Town History
Historically the name Glossop refers to the small hamlet that gave its name to an ancient parish recorded in the Domesday Book of 1086, and then the manor given by William I of England to William Peveril. It refers to the municipal borough created in 1866, and the unparished urban area within two local government wards. The area now known (2008) as Glossop approximates to the villages that used to be called Glossopdale, on the lands of the Howard family, Dukes of Norfolk. Originally known as a centre of wool processing, Glossop rapidly expanded in the late eighteenth century when it specialised in the production and printing of calico, a coarse cotton. Under the benign patronage of the Howards and other mill owner families the villages became a mill town with many chapels and churches; its fortunes were tied to the cotton industry.
In 1851, 38% of the men and 27% of the women were employed in cotton; the only alternative employment was agriculture, building or labouring on the railway.
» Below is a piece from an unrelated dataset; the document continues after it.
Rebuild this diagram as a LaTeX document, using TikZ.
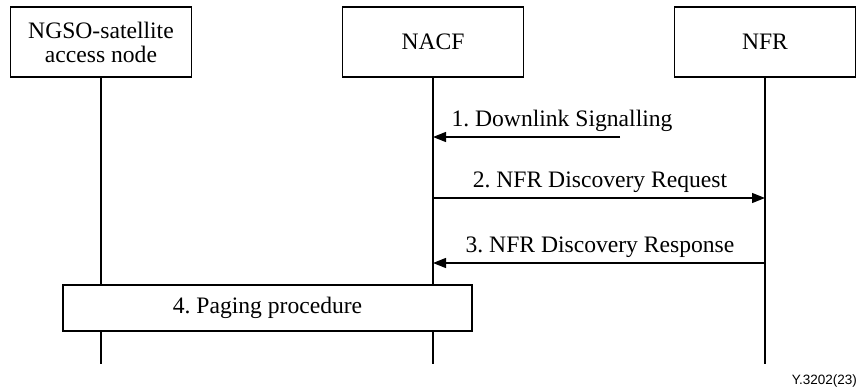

Consequently the town was vulnerable to interruptions in supply of cotton or exports. The American Civil War caused the cotton famine of 1861–4. The mill owners met together and put in place a relief program in which they supplied food, clogs and coal to their employees. Howard increased the workforce on his estate, and public works (such as improving the domestic water supply) were undertaken. They provided unsecured loans to the workers until the cotton returned. The relationship between the owners and men was one of paternal benevolence. They lived in the same community and worshipped in the same churches. The owners were the local aldermen, the church elders, and led the sports teams. In the Luddite and Chartist times and the period following Peterloo, Glossop was virtually unaffected, which is surprising due to its proximity to Hyde, a radical hotbed. In the 4s 2d or swing strike it was incomers from Ashton that stopped the Glossop mills. The rivalry in Glossop was not based on class but on religious groups.
The decline of cotton spinning has resulted in the closure of many of the town’s mills. The Howard family sold the Glossop Estate in 1925 and donated large areas to the people of Glossop. Manor Park was the location of the family’s Manor House and gardens. The recession of the 1929 hit Glossop very hard. In 1929 the unemployment rate was 14%, and in 1931 it was 55%. In Hadfield it reached 67%. National initiatives to improve the housing and employment conditions largely failed, and mills fell empty and decayed. Unemployment remained at 36% in 1938. The Second World War changed this. Military stores, metals, machine tools, munitions, rubber and essential industries moved into the empty factories and left Glossop with a more diverse range of industries.
In spite of the post war Barlow Report and government intervention no significant employer moved into Glossop.
Gamesley underwent considerable change in the 1960s, when a large council estate was built, mainly to house people from Manchester.